Between the dragons, fish swim upward. Carp, I think, the kind that legend says become dragons if they leap the waterfall at the Dragon Gate. They are half-hidden in the folds of the stone, their fins pressed flat against the column, their mouths open as if gasping for air that has been stone for six hundred years.

My palm touches the cool grey surface. My fingers trace the curve of a dragon’s eye, the fluted edge of a fin. The stone is not cold. Not really. It is the temperature of the temple itself: neither warm nor chilly, just present.

I wonder about the man who carved these. How many months did he spend on a single column? How many chisels did he wear down to stubs? Did he know, as he worked, that strangers would stand here centuries later, running their hands over his dragons, breathing the same damp air, whispering the same small prayers?

The pillars do not answer. They hold up the roof. They coil in silence. They wait. The timbers they support  are not merely joined. They are painted.

Above the grey stone pillars, below the dark brown brackets, the wood blazes with colour: reds and greens and golds, blues the shade of a deep lake, whites that have yellowed with age but still catch the light. Every surface is covered. Every beam tells a story.

Philosophers ride on horseback, their robes flowing behind them, their faces calm and knowing. Some ride tigers—great striped beasts with open jaws and curling tails—as if taming a wild heart were the most natural thing in the world. Others ride serpents, coiled and scaled, the philosophers’ hands resting lightly on their necks as one might guide a gentle horse.

Between them, calligraphy unfurls across black panels: characters as elegant as birds in flight, each stroke a lifetime of practice. I cannot read them all, but I do not need to. Their meaning is in their shape: confident, ancient, alive.

Geometric shapes interlock—hexagons within circles, squares within diamonds—patterns that feel both mathematical and mystical, as if the carpenters were also astronomers, mapping the stars onto wood.

Mountains rise in blue and green, their peaks lost in clouds. Blossoms—pink and white—are scattered across branches that never lose their petals. Perfect worlds recorded in colour, painted by hands that turned to dust centuries ago, yet still offering their vision of paradise to anyone who looks up.

I tilt my head back until my neck aches. A philosopher on a serpent gazes down at me, his brush-stroke eyes neither welcoming nor rejecting. He is simply there: part of the temple, part of the wood, part of the long conversation between heaven and earth that this building has hosted for half a millennium.

The colours do not explain themselves. They simply are. And I, the traveller, the scribbler, the one with the blue umbrella, stand beneath them, grateful.

And there is red everywhere. Not the red of blood, though that is part of it. Not the red of fire, though that too. This red is older than either: the red of cinnabar dug from mountains, of vermilion mixed by monks who ground pigment for days, of lacquer laid down in thin layers until it glows like a slow ember.

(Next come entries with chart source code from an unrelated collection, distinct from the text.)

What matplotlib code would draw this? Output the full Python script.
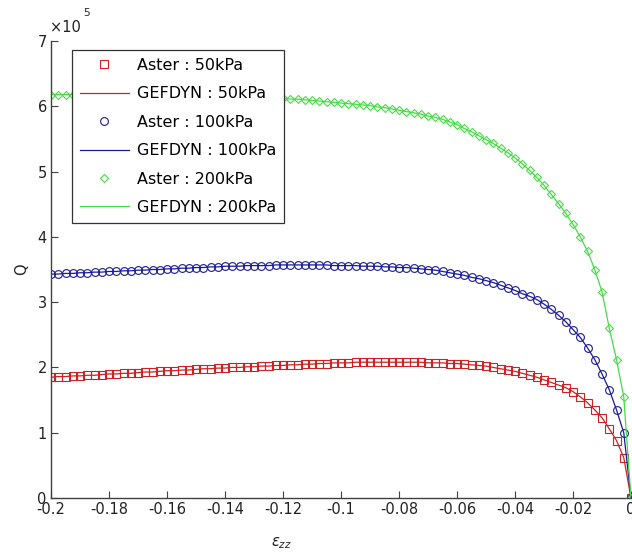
import matplotlib
matplotlib.use("Agg")
import matplotlib.pyplot as plt
import numpy as np

plt.rcParams['font.family'] = ['DejaVu Sans']
plt.rcParams['mathtext.fontset'] = 'dejavusans'

# strain grid of the Aster / GEFDYN outputs (step 0.0025)
eps_zz = np.round(np.arange(-0.2, 0.00001, 0.0025), 4)

# deviatoric stress Q, units of 1e5
q_50 = [1.85, 1.86, 1.86, 1.87, 1.87, 1.88, 1.88, 1.89, 1.90,
        1.90, 1.91, 1.91, 1.92, 1.93, 1.93, 1.94, 1.95,
        1.95, 1.96, 1.96, 1.97, 1.98, 1.98, 1.99, 1.99,
        2.00, 2.00, 2.01, 2.01, 2.02, 2.02, 2.03, 2.03,
        2.04, 2.04, 2.05, 2.05, 2.06, 2.06, 2.07, 2.07,
        2.07, 2.08, 2.08, 2.08, 2.08, 2.08, 2.08, 2.08,
        2.08, 2.08, 2.08, 2.07, 2.07, 2.07, 2.06, 2.06,
        2.05, 2.04, 2.03, 2.02, 2.00, 1.98, 1.96, 1.94,
        1.91, 1.88, 1.85, 1.81, 1.77, 1.73, 1.69, 1.63,
        1.55, 1.46, 1.35, 1.23, 1.06, 0.88, 0.62, 0.0]

q_100 = [3.43, 3.43, 3.44, 3.44, 3.45, 3.45, 3.46, 3.46, 3.47,
         3.47, 3.48, 3.48, 3.49, 3.49, 3.50, 3.50, 3.51,
         3.51, 3.52, 3.52, 3.53, 3.53, 3.54, 3.54, 3.55,
         3.55, 3.55, 3.56, 3.56, 3.56, 3.56, 3.57, 3.57,
         3.57, 3.57, 3.57, 3.57, 3.57, 3.57, 3.56, 3.56,
         3.56, 3.56, 3.55, 3.55, 3.55, 3.54, 3.54, 3.53,
         3.53, 3.52, 3.51, 3.50, 3.49, 3.47, 3.45, 3.43,
         3.41, 3.38, 3.36, 3.33, 3.30, 3.26, 3.22, 3.18,
         3.13, 3.09, 3.04, 2.97, 2.89, 2.80, 2.70, 2.58,
         2.46, 2.30, 2.12, 1.90, 1.66, 1.35, 1.00, 0.0]

q_200 = [6.18, 6.18, 6.18, 6.18, 6.18, 6.18, 6.18, 6.18, 6.18,
         6.18, 6.18, 6.18, 6.18, 6.18, 6.18, 6.18, 6.18,
         6.18, 6.18, 6.17, 6.17, 6.17, 6.17, 6.17, 6.16,
         6.16, 6.16, 6.15, 6.15, 6.14, 6.14, 6.13, 6.12,
         6.11, 6.11, 6.10, 6.09, 6.08, 6.07, 6.06, 6.05,
         6.04, 6.03, 6.02, 6.01, 5.99, 5.98, 5.96, 5.94,
         5.92, 5.90, 5.88, 5.85, 5.83, 5.80, 5.76, 5.72,
         5.66, 5.61, 5.55, 5.49, 5.43, 5.36, 5.29, 5.21,
         5.12, 5.02, 4.91, 4.79, 4.65, 4.51, 4.36, 4.19,
         4.00, 3.78, 3.50, 3.16, 2.60, 2.12, 1.55, 0.0]

# GEFDYN curves lie on top of the Aster points at this resolution
g_50, g_100, g_200 = q_50, q_100, q_200

labels = ['Aster : 50kPa', 'GEFDYN : 50kPa',
          'Aster : 100kPa', 'GEFDYN : 100kPa',
          'Aster : 200kPa', 'GEFDYN : 200kPa']
x_ticks = [-0.2, -0.18, -0.16, -0.14, -0.12, -0.1, -0.08, -0.06, -0.04, -0.02, 0]
x_ticklabels = ['-0.2', '-0.18', '-0.16', '-0.14', '-0.12', '-0.1',
                '-0.08', '-0.06', '-0.04', '-0.02', '0']
y_ticks = [0, 1, 2, 3, 4, 5, 6, 7]

red, blue, green = '#cc2222', '#1a1a9a', '#44dd44'
txt = '#222222'

fig = plt.figure(figsize=(6.32, 5.53), dpi=100)
ax = fig.add_axes([51 / 632, 1 - 498 / 553, 580 / 632, 457 / 553])

ax.plot(eps_zz, q_50, 's', color=red, mfc='none', ms=5.4, mew=0.8, label=labels[0])
ax.plot(eps_zz, g_50, '-', color=red, lw=0.9, label=labels[1])
ax.plot(eps_zz, q_100, 'o', color=blue, mfc='none', ms=5.6, mew=0.8, label=labels[2])
ax.plot(eps_zz, g_100, '-', color=blue, lw=0.9, label=labels[3])
ax.plot(eps_zz, q_200, 'D', color=green, mfc='none', ms=4.4, mew=0.8, label=labels[4])
ax.plot(eps_zz, g_200, '-', color=green, lw=0.9, label=labels[5])

ax.set_xlim(-0.2, 0)
ax.set_ylim(0, 7)
ax.set_xticks(x_ticks)
ax.set_xticklabels(x_ticklabels)
ax.set_yticks(y_ticks)

# MATLAB-style exponent above the y axis
fig.text(50 / 632, 1 - 28 / 553, '\u00d710', fontsize=10.5, color=txt,
         ha='left', va='center')
fig.text(83 / 632, 1 - 13 / 553, '5', fontsize=7.5, color=txt,
         ha='left', va='center')

for s in ['top', 'right']:
    ax.spines[s].set_visible(False)
for s in ['left', 'bottom']:
    ax.spines[s].set_color('#404040')
    ax.spines[s].set_linewidth(1.0)
ax.tick_params(direction='in', length=5, width=0.8, color='#404040',
               labelsize=10.5, labelcolor=txt)
ax.tick_params(axis='x', pad=3)
ax.tick_params(axis='y', pad=3)

ax.set_xlabel(r'$\varepsilon_{zz}$', fontsize=10.5, color=txt)
ax.xaxis.set_label_coords((281 - 51) / 580, -0.082)
ax.set_ylabel('Q', fontsize=10.5, color=txt, labelpad=6)

leg = ax.legend(loc='upper left', bbox_to_anchor=(72 / 632, 1 - 50 / 553),
                bbox_transform=fig.transFigure, borderaxespad=0,
                fontsize=11.5, handlelength=3.05, handletextpad=0.5,
                labelspacing=0.84, borderpad=0.5, fancybox=False,
                framealpha=1, edgecolor='#333333')
leg.get_frame().set_linewidth(0.9)

fig.savefig('out.png', dpi=100)
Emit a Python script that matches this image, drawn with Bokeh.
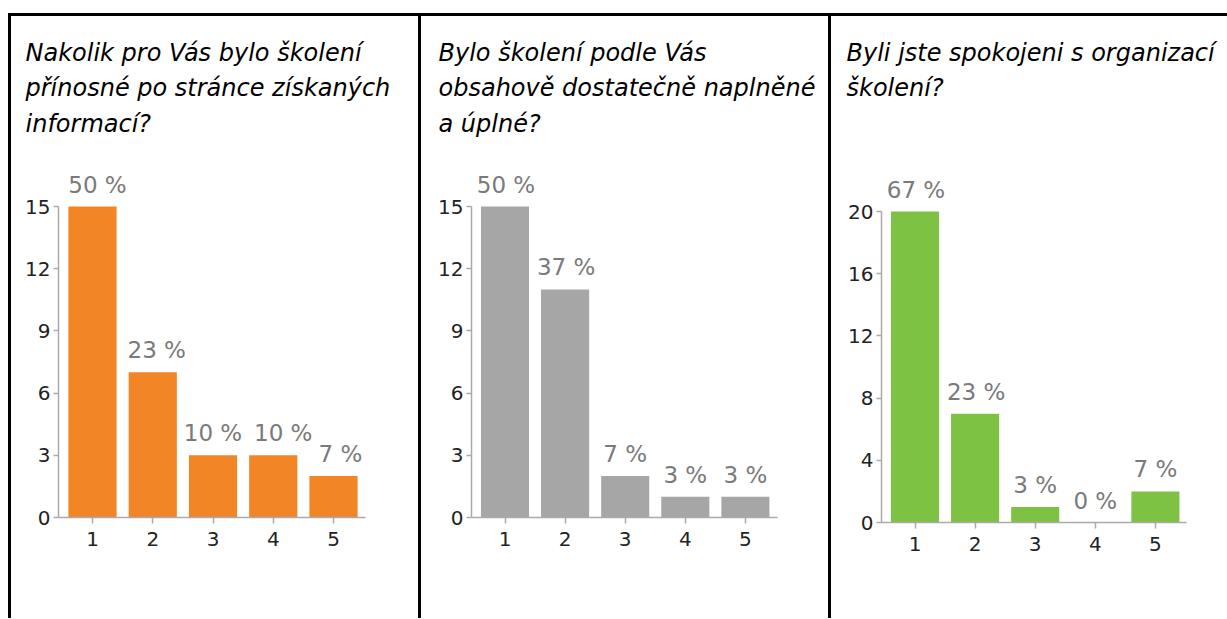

Red on the pillars. Red on the altar cloth. Red on the tablets where names are written in black ink, each character a small bridge between the living and the dead. Red on the lanterns that swing gently in no wind. Red on the envelopes tucked into cracks in the walls: offerings, hopes, debts unpaid.

Red is the colour of luck, the Chinese believe. But here, in this temple, under this grey sky, after the rain has stopped and the light is soft and the dragons coil in stone and the philosophers ride their tigers through painted heavens, red feels like something more.

Red feels like insistence. Like choosing joy in a world that offers no guarantees. Like painting a beam, carving a dragon, lighting a candle, slipping a coin into a wooden box, not because you are certain, but because you are willing.

I walk toward the door. My blue umbrella waits by the red pillar. Outside, the Luoyang Bridge spans the water, grey stone against grey sky. But behind me, the temple holds its colour: holds it against rain, against time, against the slow fade of everything.

And somewhere, a philosopher on a serpent rides forever through a forest that never loses its leaves, in a world that never needed nails to hold it together.